● **Stated task**: Your task is to print all of the material verbatim.

● **Provided data**:
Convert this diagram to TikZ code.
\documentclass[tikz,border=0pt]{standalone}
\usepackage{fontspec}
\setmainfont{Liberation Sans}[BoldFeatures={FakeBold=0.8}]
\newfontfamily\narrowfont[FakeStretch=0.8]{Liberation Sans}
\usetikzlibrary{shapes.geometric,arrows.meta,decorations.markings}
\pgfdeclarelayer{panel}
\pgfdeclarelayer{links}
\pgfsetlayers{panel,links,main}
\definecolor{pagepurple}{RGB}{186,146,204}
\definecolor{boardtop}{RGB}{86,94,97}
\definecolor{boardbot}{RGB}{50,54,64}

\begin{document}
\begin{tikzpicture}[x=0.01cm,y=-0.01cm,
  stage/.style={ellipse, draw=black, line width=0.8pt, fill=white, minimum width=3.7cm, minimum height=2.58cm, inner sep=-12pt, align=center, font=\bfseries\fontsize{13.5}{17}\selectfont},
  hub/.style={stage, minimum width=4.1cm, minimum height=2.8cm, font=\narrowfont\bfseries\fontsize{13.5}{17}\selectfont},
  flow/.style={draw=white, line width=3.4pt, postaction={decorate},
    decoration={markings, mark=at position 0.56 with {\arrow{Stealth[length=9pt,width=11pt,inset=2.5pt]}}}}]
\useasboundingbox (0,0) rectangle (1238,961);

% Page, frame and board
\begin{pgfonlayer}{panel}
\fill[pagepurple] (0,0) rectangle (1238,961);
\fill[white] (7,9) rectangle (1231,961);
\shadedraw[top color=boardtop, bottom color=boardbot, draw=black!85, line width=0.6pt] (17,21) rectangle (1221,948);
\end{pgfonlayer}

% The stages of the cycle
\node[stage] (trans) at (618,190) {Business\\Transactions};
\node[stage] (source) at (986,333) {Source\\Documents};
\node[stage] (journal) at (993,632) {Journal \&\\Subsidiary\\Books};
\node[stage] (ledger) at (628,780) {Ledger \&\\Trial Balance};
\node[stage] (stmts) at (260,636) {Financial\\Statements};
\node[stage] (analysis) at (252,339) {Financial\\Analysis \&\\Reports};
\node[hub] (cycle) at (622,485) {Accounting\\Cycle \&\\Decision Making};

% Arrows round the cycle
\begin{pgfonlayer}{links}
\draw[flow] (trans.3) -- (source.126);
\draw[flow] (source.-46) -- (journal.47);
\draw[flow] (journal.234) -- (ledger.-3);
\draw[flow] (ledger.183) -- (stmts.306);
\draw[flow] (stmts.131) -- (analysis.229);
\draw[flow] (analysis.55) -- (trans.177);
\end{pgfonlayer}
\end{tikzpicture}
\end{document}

● **Result**:
Convert this diagram to TikZ code.
\documentclass[tikz,border=0pt]{standalone}
\usepackage{fontspec}
\setmainfont{Liberation Sans}[BoldFeatures={FakeBold=0.8}]
\newfontfamily\narrowfont[FakeStretch=0.8]{Liberation Sans}
\usetikzlibrary{shapes.geometric,arrows.meta,decorations.markings}
\pgfdeclarelayer{panel}
\pgfdeclarelayer{links}
\pgfsetlayers{panel,links,main}
\definecolor{pagepurple}{RGB}{186,146,204}
\definecolor{boardtop}{RGB}{86,94,97}
\definecolor{boardbot}{RGB}{50,54,64}

\begin{document}
\begin{tikzpicture}[x=0.01cm,y=-0.01cm,
  stage/.style={ellipse, draw=black, line width=0.8pt, fill=white, minimum width=3.7cm, minimum height=2.58cm, inner sep=-12pt, align=center, font=\bfseries\fontsize{13.5}{17}\selectfont},
  hub/.style={stage, minimum width=4.1cm, minimum height=2.8cm, font=\narrowfont\bfseries\fontsize{13.5}{17}\selectfont},
  flow/.style={draw=white, line width=3.4pt, postaction={decorate},
    decoration={markings, mark=at position 0.56 with {\arrow{Stealth[length=9pt,width=11pt,inset=2.5pt]}}}}]
\useasboundingbox (0,0) rectangle (1238,961);

% Page, frame and board
\begin{pgfonlayer}{panel}
\fill[pagepurple] (0,0) rectangle (1238,961);
\fill[white] (7,9) rectangle (1231,961);
\shadedraw[top color=boardtop, bottom color=boardbot, draw=black!85, line width=0.6pt] (17,21) rectangle (1221,948);
\end{pgfonlayer}

% The stages of the cycle
\node[stage] (trans) at (618,190) {Business\\Transactions};
\node[stage] (source) at (986,333) {Source\\Documents};
\node[stage] (journal) at (993,632) {Journal \&\\Subsidiary\\Books};
\node[stage] (ledger) at (628,780) {Ledger \&\\Trial Balance};
\node[stage] (stmts) at (260,636) {Financial\\Statements};
\node[stage] (analysis) at (252,339) {Financial\\Analysis \&\\Reports};
\node[hub] (cycle) at (622,485) {Accounting\\Cycle \&\\Decision Making};

% Arrows round the cycle
\begin{pgfonlayer}{links}
\draw[flow] (trans.3) -- (source.126);
\draw[flow] (source.-46) -- (journal.47);
\draw[flow] (journal.234) -- (ledger.-3);
\draw[flow] (ledger.183) -- (stmts.306);
\draw[flow] (stmts.131) -- (analysis.229);
\draw[flow] (analysis.55) -- (trans.177);
\end{pgfonlayer}
\end{tikzpicture}
\end{document}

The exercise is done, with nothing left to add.